- PROVIDED RECORDS:
════

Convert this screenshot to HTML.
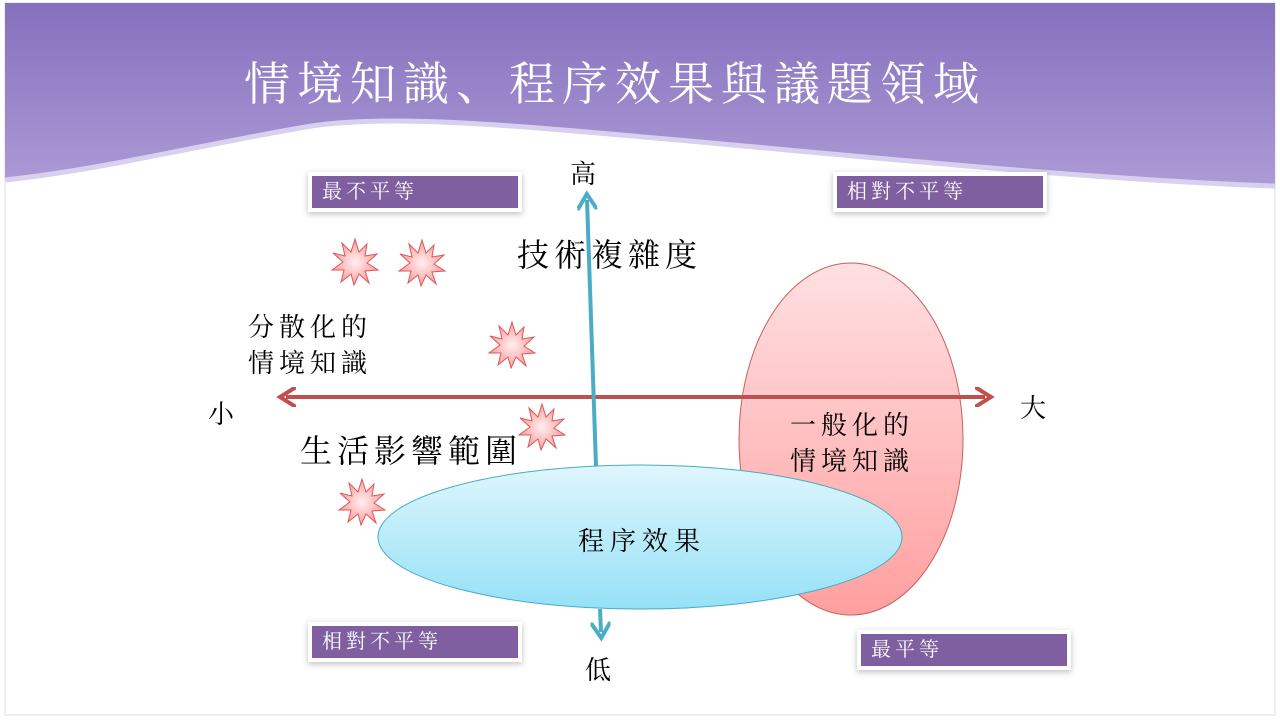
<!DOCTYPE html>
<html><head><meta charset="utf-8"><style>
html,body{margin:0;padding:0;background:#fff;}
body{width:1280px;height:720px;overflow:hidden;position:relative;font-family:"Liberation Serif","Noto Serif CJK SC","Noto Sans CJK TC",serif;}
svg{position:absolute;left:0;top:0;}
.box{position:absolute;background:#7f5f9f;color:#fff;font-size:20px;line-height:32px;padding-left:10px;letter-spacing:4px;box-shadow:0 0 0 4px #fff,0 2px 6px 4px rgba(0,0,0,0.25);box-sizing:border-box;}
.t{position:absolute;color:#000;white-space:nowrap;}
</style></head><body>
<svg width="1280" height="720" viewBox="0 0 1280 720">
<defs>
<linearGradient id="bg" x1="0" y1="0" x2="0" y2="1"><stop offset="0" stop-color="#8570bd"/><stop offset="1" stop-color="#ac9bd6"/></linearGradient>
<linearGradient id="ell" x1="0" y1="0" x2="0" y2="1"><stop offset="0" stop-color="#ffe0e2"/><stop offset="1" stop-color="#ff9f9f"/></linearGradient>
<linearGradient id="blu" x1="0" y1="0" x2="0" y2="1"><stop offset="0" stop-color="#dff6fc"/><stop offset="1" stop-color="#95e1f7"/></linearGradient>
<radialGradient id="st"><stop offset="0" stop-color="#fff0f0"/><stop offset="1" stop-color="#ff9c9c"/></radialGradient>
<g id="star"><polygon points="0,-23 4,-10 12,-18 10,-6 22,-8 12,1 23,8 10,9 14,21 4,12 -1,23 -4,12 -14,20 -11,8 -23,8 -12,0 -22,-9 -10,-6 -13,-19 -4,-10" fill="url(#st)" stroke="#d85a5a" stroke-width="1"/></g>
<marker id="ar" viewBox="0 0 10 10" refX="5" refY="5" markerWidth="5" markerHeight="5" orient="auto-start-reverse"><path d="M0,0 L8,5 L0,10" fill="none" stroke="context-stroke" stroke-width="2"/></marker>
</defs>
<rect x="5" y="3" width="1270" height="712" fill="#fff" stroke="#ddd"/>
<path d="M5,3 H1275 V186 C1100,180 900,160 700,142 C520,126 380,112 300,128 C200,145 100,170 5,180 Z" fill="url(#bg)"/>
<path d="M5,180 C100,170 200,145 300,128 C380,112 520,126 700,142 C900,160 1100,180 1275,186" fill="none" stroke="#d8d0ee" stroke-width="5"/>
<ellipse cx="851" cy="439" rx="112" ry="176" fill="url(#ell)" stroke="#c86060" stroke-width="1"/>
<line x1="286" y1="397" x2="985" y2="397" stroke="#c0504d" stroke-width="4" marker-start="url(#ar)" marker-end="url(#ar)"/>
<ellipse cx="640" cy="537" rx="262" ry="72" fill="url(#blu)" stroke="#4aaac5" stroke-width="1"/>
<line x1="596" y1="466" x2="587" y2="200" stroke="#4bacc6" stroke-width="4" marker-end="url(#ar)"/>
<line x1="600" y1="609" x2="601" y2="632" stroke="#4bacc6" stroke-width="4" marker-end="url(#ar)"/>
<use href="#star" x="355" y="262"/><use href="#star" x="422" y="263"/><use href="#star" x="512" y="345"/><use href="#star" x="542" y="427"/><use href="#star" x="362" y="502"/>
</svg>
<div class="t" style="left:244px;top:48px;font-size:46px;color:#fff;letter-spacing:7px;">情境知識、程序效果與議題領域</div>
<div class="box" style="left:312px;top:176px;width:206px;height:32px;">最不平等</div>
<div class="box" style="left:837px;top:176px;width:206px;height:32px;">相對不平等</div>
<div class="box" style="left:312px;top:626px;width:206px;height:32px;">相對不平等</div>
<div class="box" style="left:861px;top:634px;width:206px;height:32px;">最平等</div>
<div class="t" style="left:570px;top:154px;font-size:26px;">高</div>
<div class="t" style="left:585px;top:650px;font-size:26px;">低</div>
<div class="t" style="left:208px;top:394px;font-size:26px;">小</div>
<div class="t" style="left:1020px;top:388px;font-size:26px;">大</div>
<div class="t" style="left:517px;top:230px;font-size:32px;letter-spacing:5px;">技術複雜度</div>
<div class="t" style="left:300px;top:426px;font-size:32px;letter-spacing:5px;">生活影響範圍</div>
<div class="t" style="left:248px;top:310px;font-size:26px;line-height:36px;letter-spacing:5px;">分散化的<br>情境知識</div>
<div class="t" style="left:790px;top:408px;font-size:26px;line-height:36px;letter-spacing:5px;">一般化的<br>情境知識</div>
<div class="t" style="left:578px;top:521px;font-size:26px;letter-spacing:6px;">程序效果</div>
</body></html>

════

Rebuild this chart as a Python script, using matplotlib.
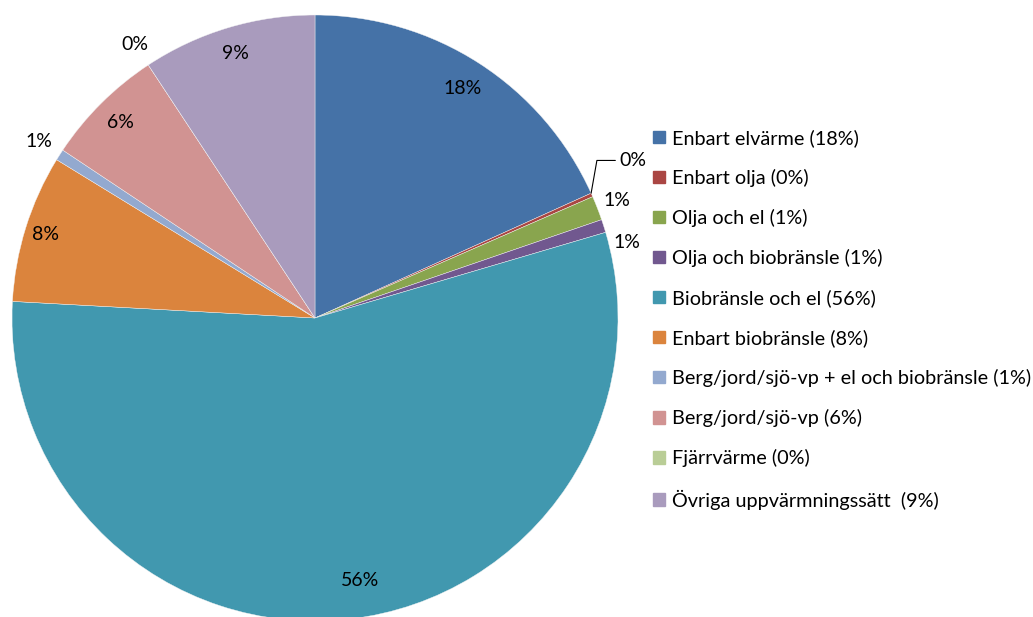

════

- YOUR TASK: Check every line of the listing for the string "this" and report how many lines have it, as a number alone.

- WRITTEN ANSWER: 2